Thanks for that email sir. It speaks volumes.

Jack is a regular heckler but mostly it is just insults or gloating. And being an Auburn grad, he’s had plenty of material this fall.

Yeah, I’m still cool with Lane, even after the last two losses that were not overly impressive. 

(Side note: While I was cool with the decisions that led to loses in Bills-Lions and Cowboys-Giants and believe I was on the right side for each, it was foolish to not put more stock in the Lane-Auburn footsie distraction before Thursday’s Egg Bowl. Still, it was a stout week for the "Plays of the Day.")

I think Lane has a natty in him in the right situation, and moreover, I believe Lane will be a maestro in the portal and can address the QB issues ASAP. Those are much needed attributes. (If it is Lane, it also would work to make Cadillac your OC since Lane calls his own plays anyway, you know?)

But here’s the other thing: I’m tired of folks saying Auburn should not have fired Malzahn. Why? Malzahn had a supremely talented crew in 2013-14 and may have underachieved with it all things considered. Plus, Malzahn every year lost at least one and normally two games that he shouldn’t have, and of course every Georgia fan would have loved for Auburn to keep Malzahn because the Bulldogs whipped him like a rented mule.
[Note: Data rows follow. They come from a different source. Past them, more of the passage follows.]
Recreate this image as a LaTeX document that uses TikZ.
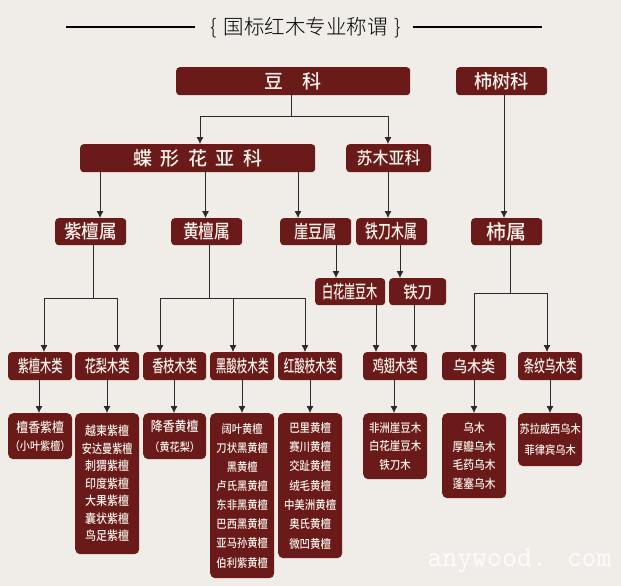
\documentclass[tikz,border=0pt]{standalone}
\usepackage{fontspec}
\setmainfont{Noto Sans CJK SC Medium}
\newfontfamily\listfont[FakeStretch=0.88]{Noto Sans CJK SC Medium}
\newfontfamily\titlefont{Noto Sans CJK SC Light}
\usetikzlibrary{arrows.meta}
\definecolor{paper}{HTML}{F0EDE8}
\definecolor{wood}{HTML}{6A1A18}
\definecolor{ink}{HTML}{2A2A2A}
\definecolor{chalk}{HTML}{F8F2EC}
\newcommand{\sq}[2][0.82]{\scalebox{#1}[1]{#2}}
\tikzset{
  x=1pt,y=-1pt,
  box/.style={fill=wood,rounded corners=3.5pt,text=chalk,inner sep=0pt,align=center,anchor=north west,font=\fontsize{#1}{#1}\selectfont},
  box/.default=18,
  list/.style={fill=wood,rounded corners=5pt,text=chalk,inner sep=0pt,align=center,anchor=north west,font=\listfont\fontsize{12.5}{#1}\selectfont},
  line/.style={draw=ink,line width=0.75pt},
  arr/.style={draw=ink,line width=0.75pt,-{Latex[length=7pt,width=7pt]}},
}
\begin{document}
\begin{tikzpicture}
\useasboundingbox (0,0) rectangle (621,586);
\fill[paper] (0,0) rectangle (621,586);
% title
\coordinate (tl0) at (66,27); \coordinate (tl1) at (195,27);
\coordinate (tr0) at (413,27); \coordinate (tr1) at (542,27);
\draw[line width=1.6pt,black] (tl0)--(tl1);
\draw[line width=1.6pt,black] (tr0)--(tr1);
\node[text=black,font=\titlefont\fontsize{20.5}{21}\selectfont,anchor=center] (title) at (306,28) {\{\hspace{7pt}国标红木专业称谓\hspace{7pt}\}};
% level 1
\node[box=19,minimum width=234pt,minimum height=28pt] (dou) at (176,67) {豆\hspace{19pt}科};
\node[box=19,minimum width=91pt,minimum height=28pt] (shishu) at (456,67) {\sq[0.96]{柿树科}};
% level 2
\node[box=19,minimum width=235pt,minimum height=28pt] (die) at (80,144) {蝶\hspace{8.5pt}形\hspace{8.5pt}花\hspace{8.5pt}亚\hspace{8.5pt}科};
\node[box=17,minimum width=85pt,minimum height=28pt] (sumu) at (346,144) {\sq[0.94]{苏木亚科}};
% level 3
\node[box=19,minimum width=71pt,minimum height=27pt] (zitan) at (55,218) {\sq[0.93]{紫檀属}};
\node[box=19,minimum width=71pt,minimum height=27pt] (huangtan) at (171,218) {\sq[0.83]{黄檀属}};
\node[box=18,minimum width=71pt,minimum height=27pt] (yadou) at (280,218) {\sq[0.8]{崖豆属}};
\node[box=19,minimum width=71pt,minimum height=27pt] (tiedaomu) at (356,218) {\sq[0.68]{铁刀木属}};
\node[box=20,minimum width=71pt,minimum height=27pt] (shi) at (471,218) {柿属};
% level 4
\node[box=18,minimum width=70pt,minimum height=27pt] (baihua) at (315,278) {\sq[0.62]{白花崖豆木}};
\node[box=17,minimum width=57pt,minimum height=27pt] (tiedao) at (389,278) {\sq[0.85]{铁刀}};
% level 5
\node[box=17,minimum width=64pt,minimum height=28pt] (l1) at (8,352) {\sq[0.66]{紫檀木类}};
\node[box=17,minimum width=64pt,minimum height=28pt] (l2) at (75,352) {\sq[0.66]{花梨木类}};
\node[box=17,minimum width=63pt,minimum height=28pt] (l3) at (143,352) {\sq[0.66]{香枝木类}};
\node[box=17,minimum width=64pt,minimum height=28pt] (l4) at (210,352) {\sq[0.62]{黑酸枝木类}};
\node[box=17,minimum width=64pt,minimum height=28pt] (l5) at (278,352) {\sq[0.62]{红酸枝木类}};
\node[box=17,minimum width=64pt,minimum height=28pt] (l6) at (363,352) {\sq[0.66]{鸡翅木类}};
\node[box=16,minimum width=64pt,minimum height=28pt] (l7) at (442,352) {\sq[0.88]{乌木类}};
\node[box=17,minimum width=64pt,minimum height=28pt] (l8) at (518,352) {\sq[0.62]{条纹乌木类}};
% lists
\node[list=18,font=\listfont\fontsize{13.5}{18}\selectfont,minimum width=64pt,minimum height=46pt] (b1) at (8,413) {檀香紫檀\\{\fontsize{11.5}{18}\selectfont （小叶紫檀）}};
\node[list=17.5,minimum width=64pt,minimum height=141pt] (b2) at (75,413) {越柬紫檀\\\sq[0.92]{安达曼紫檀}\\刺猬紫檀\\印度紫檀\\大果紫檀\\囊状紫檀\\鸟足紫檀};
\node[list=20,font=\listfont\fontsize{13.5}{20}\selectfont,minimum width=63pt,minimum height=46pt] (b3) at (143,413) {降香黄檀\\{\fontsize{11.5}{20}\selectfont （黄花梨）}};
\node[list=19.1,font=\listfont\fontsize{11.7}{19.1}\selectfont,minimum width=64pt,minimum height=165pt] (b4) at (210,413) {阔叶黄檀\\刀状黑黄檀\\黑黄檀\\卢氏黑黄檀\\东非黑黄檀\\巴西黑黄檀\\亚马孙黄檀\\伯利紫黄檀};
\node[list=19.3,font=\listfont\fontsize{11.9}{19.3}\selectfont,minimum width=64pt,minimum height=145pt] (b5) at (278,413) {巴里黄檀\\赛川黄檀\\交趾黄檀\\绒毛黄檀\\中美洲黄檀\\奥氏黄檀\\微凹黄檀};
\node[list=18.5,font=\listfont\fontsize{11.9}{18.5}\selectfont,minimum width=64pt,minimum height=66pt] (b6) at (363,413) {非洲崖豆木\\白花崖豆木\\铁刀木};
\node[list=18.7,font=\listfont\fontsize{12.2}{18.7}\selectfont,minimum width=64pt,minimum height=85pt] (b7) at (442,413) {乌木\\厚瓣乌木\\毛药乌木\\蓬塞乌木};
\node[list=21,font=\listfont\fontsize{11.6}{21}\selectfont,minimum width=64pt,minimum height=53pt] (b8) at (518,413) {苏拉威西乌木\\菲律宾乌木};
% connectors
\coordinate (ja) at (291,116); \coordinate (jal) at (200,116); \coordinate (jar) at (388,116);
\draw[line] (dou.south -| ja) -- (ja);
\draw[arr] (ja) -- (jal) -- (die.north -| jal);
\draw[arr] (ja) -- (jar) -- (sumu.north -| jar);
\draw[arr] (die.south -| 100,0) -- (zitan.north -| 100,0);
\draw[arr] (die.south -| 205.5,0) -- (huangtan.north -| 205.5,0);
\draw[arr] (die.south -| 298,0) -- (yadou.north -| 298,0);
\draw[arr] (sumu.south -| 388,0) -- (tiedaomu.north -| 388,0);
\draw[arr] (shishu.south -| 504,0) -- (shi.north -| 504,0);
\draw[arr] (yadou.south -| 336,0) -- (baihua.north -| 336,0);
\draw[arr] (tiedaomu.south -| 400,0) -- (tiedao.north -| 400,0);
\draw[arr] (baihua.south -| 376,0) -- (l6.north -| 376,0);
\draw[arr] (tiedao.south -| 414,0) -- (l6.north -| 414,0);
% zitan group
\coordinate (jb) at (93.5,298); \coordinate (jb1) at (44,298); \coordinate (jb2) at (117,298);
\draw[line] (zitan.south -| jb) -- (jb);
\draw[arr] (jb) -- (jb1) -- (l1.north -| jb1);
\draw[arr] (jb) -- (jb2) -- (l2.north -| jb2);
% huangtan group
\coordinate (jc) at (209,298); \coordinate (jc1) at (160,298); \coordinate (jc2) at (233,298); \coordinate (jc3) at (305,298);
\draw[line] (huangtan.south -| jc) -- (jc);
\draw[arr] (jc) -- (jc1) -- (l3.north -| jc1);
\draw[arr] (jc2) -- (l4.north -| jc2);
\draw[arr] (jc) -- (jc3) -- (l5.north -| jc3);
% shi group
\coordinate (jd) at (510,293); \coordinate (jd1) at (474,293); \coordinate (jd2) at (547,293);
\draw[line] (shi.south -| jd) -- (jd);
\draw[arr] (jd) -- (jd1) -- (l7.north -| jd1);
\draw[arr] (jd) -- (jd2) -- (l8.north -| jd2);
% to lists
\draw[arr] (l1.south -| 39,0) -- (b1.north -| 39,0);
\draw[arr] (l2.south -| 107,0) -- (b2.north -| 107,0);
\draw[arr] (l3.south -| 174,0) -- (b3.north -| 174,0);
\draw[arr] (l4.south -| 242,0) -- (b4.north -| 242,0);
\draw[arr] (l5.south -| 310,0) -- (b5.north -| 310,0);
\draw[arr] (l6.south -| 394,0) -- (b6.north -| 394,0);
\draw[arr] (l7.south -| 474,0) -- (b7.north -| 474,0);
\draw[arr] (l8.south -| 550,0) -- (b8.north -| 550,0);
% watermark
\node[text=white,font=\ttfamily\fontsize{29}{29}\selectfont,opacity=0.85,anchor=center] (wm) at (519.5,561) {anywood. com};
\end{tikzpicture}
\end{document}
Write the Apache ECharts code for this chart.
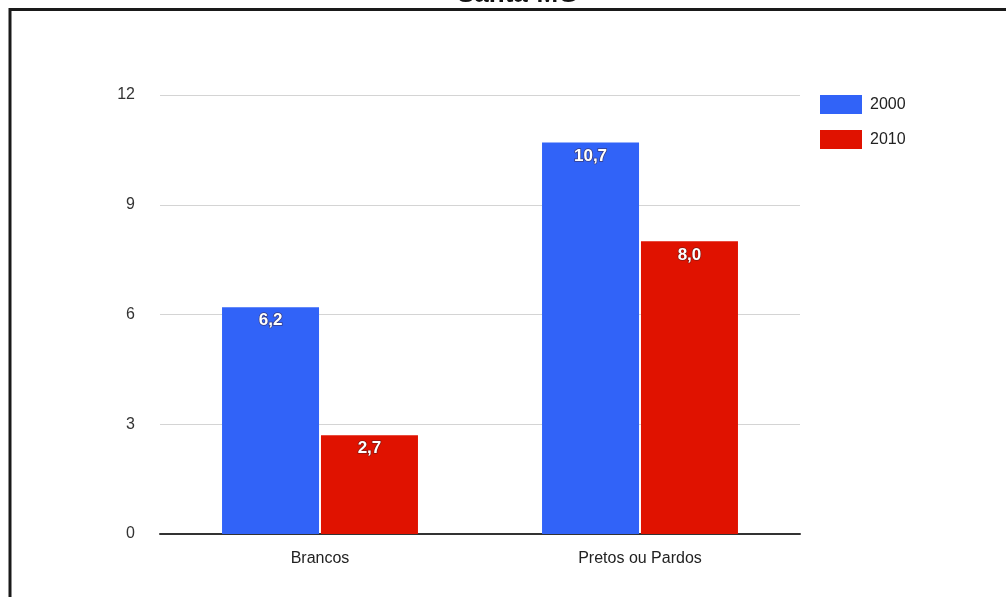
<!DOCTYPE html>
<html>
<head>
<meta charset="utf-8">
<style>
  html, body { margin: 0; padding: 0; background: #fff; }
  #chart { width: 1006px; height: 597px; }
</style>
<script src="https://cdn.jsdelivr.net/npm/echarts@6/dist/echarts.min.js"></script>
</head>
<body>
<div id="chart"></div>
<script>
// Categories and yearly values
const categories = ['Brancos', 'Pretos ou Pardos'];
const seriesNames = ['2000', '2010'];
const values2000 = [6.2, 10.7];
const values2010 = [2.7, 8.0];
const yTicks = [0, 3, 6, 9, 12];

const colors = ['#3163F8', '#E01200'];
const fmt = v => v.toFixed(1).replace('.', ',');

const chart = echarts.init(document.getElementById('chart'), null, { renderer: 'canvas' });

function barSeries(name, data, color) {
  return {
    name: name,
    type: 'bar',
    data: data,
    barWidth: 97,
    barGap: '2%',
    itemStyle: { color: color },
    label: {
      show: true,
      position: 'insideTop',
      distance: 5,
      formatter: p => fmt(p.value),
      color: '#fff',
      fontFamily: 'Liberation Sans, Arial, sans-serif',
      fontWeight: 'bold',
      fontSize: 17,
      textBorderColor: 'rgba(60,30,30,0.55)',
      textBorderWidth: 1.5
    }
  };
}

chart.setOption({
  animation: false,
  backgroundColor: '#fff',
  title: {
    text: 'Santa-MG',
    left: 452,
    top: -23,
    textStyle: {
      fontFamily: 'Liberation Sans, Arial, sans-serif',
      fontWeight: 'bold',
      fontSize: 26,
      color: '#111'
    }
  },
  graphic: [{
    type: 'polyline',
    shape: { points: [[10, 600], [10, 9.5], [1010, 9.5]] },
    style: { stroke: '#1a1a1a', lineWidth: 3, fill: null },
    silent: true
  }],
  legend: {
    data: seriesNames,
    orient: 'vertical',
    left: 815,
    top: 90,
    itemWidth: 42,
    itemHeight: 19,
    itemGap: 16,
    icon: 'rect',
    textStyle: {
      fontFamily: 'Liberation Sans, Arial, sans-serif',
      fontSize: 16,
      color: '#222',
      padding: [2, 0, 0, 3]
    }
  },
  grid: {
    left: 160,
    width: 640,
    top: 95,
    bottom: 63,
    containLabel: false
  },
  xAxis: {
    type: 'category',
    data: categories,
    axisLine: { lineStyle: { color: '#333', width: 2 } },
    axisTick: { show: false },
    axisLabel: {
      margin: 17,
      fontFamily: 'Liberation Sans, Arial, sans-serif',
      fontSize: 16,
      color: '#222'
    }
  },
  yAxis: {
    type: 'value',
    min: yTicks[0],
    max: yTicks[yTicks.length - 1],
    interval: 3,
    axisLine: { show: false },
    axisTick: { show: false },
    splitLine: { lineStyle: { color: '#d4d4d4', width: 1 } },
    axisLabel: {
      margin: 25,
      fontFamily: 'Liberation Sans, Arial, sans-serif',
      fontSize: 16,
      color: '#333'
    }
  },
  series: [
    barSeries(seriesNames[0], values2000, colors[0]),
    barSeries(seriesNames[1], values2010, colors[1])
  ]
});
</script>
</body>
</html>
Which brings us back to the “shouldn’t have fired” conversation. Hasn’t almost every power program in the last couple of decades or so canned someone that was good but not great or good but failed to reach expectations?

UT canned Fulmer. Georgia sacked Richt. (And Donnan before him.) Alabama has a few, as did Florida and Notre Dame and so many others.

It only becomes the belly-aching picture of dysfunction when you don’t get someone who is better, and that’s the punctuation that’s needed in this narrative.

It’s not that Auburn shouldn’t have fired Gus; it’s that Auburn should have hired someone much better than Harsin.

Kiffin — and Freeze, and heck, several of the high school coaches I know — are assuredly better than Harsin.   

From GG

Jay, I’ve been reading a long time and have always wondered which holiday is your favorite? If this could be in the mailbag that would be awesome.

GG — 

OK, we can all agree that we take Christmas out of the discussion. That’s everyone’s favorite if I had to guess.

Thanksgiving’s up there for me but not  No. 1

New Year’s Day is my favorite, believe it or not. Love the new beginning each year. Love the wall-to-wall college football. Love my black-eyed peas and grits-and-turnip greens. (Not the biggest greens fan, so I put them in grits. Chef’s kiss, because they are mighty fine, Clark.)

Thanksgiving is right there behind July Fourth at 3. Memorial Day has a soft spot, too. Labor Day would round out the top 5.

While that question could cause some conversation to which I could listen, there is no debating which "holiday" is the worst.

New Year’s Eve is a clown show every year. And I’m not the world’s biggest Halloween fan, either.

So there’s that.

From Jacob

Are you ready to admit Ohio State-Michigan is the best rivalry in college sports?

Jacob — 

Nope. I’ll forever put Auburn-Alabama at the top of that conversation.

THE game between THE Ohio State and Michigan is second, though. 

What would you put third?

Have a great weekend friends, and try not to eat too many turkey sandwiches on white bread in the coming days.

My over/under is 8, and the over is minus-150.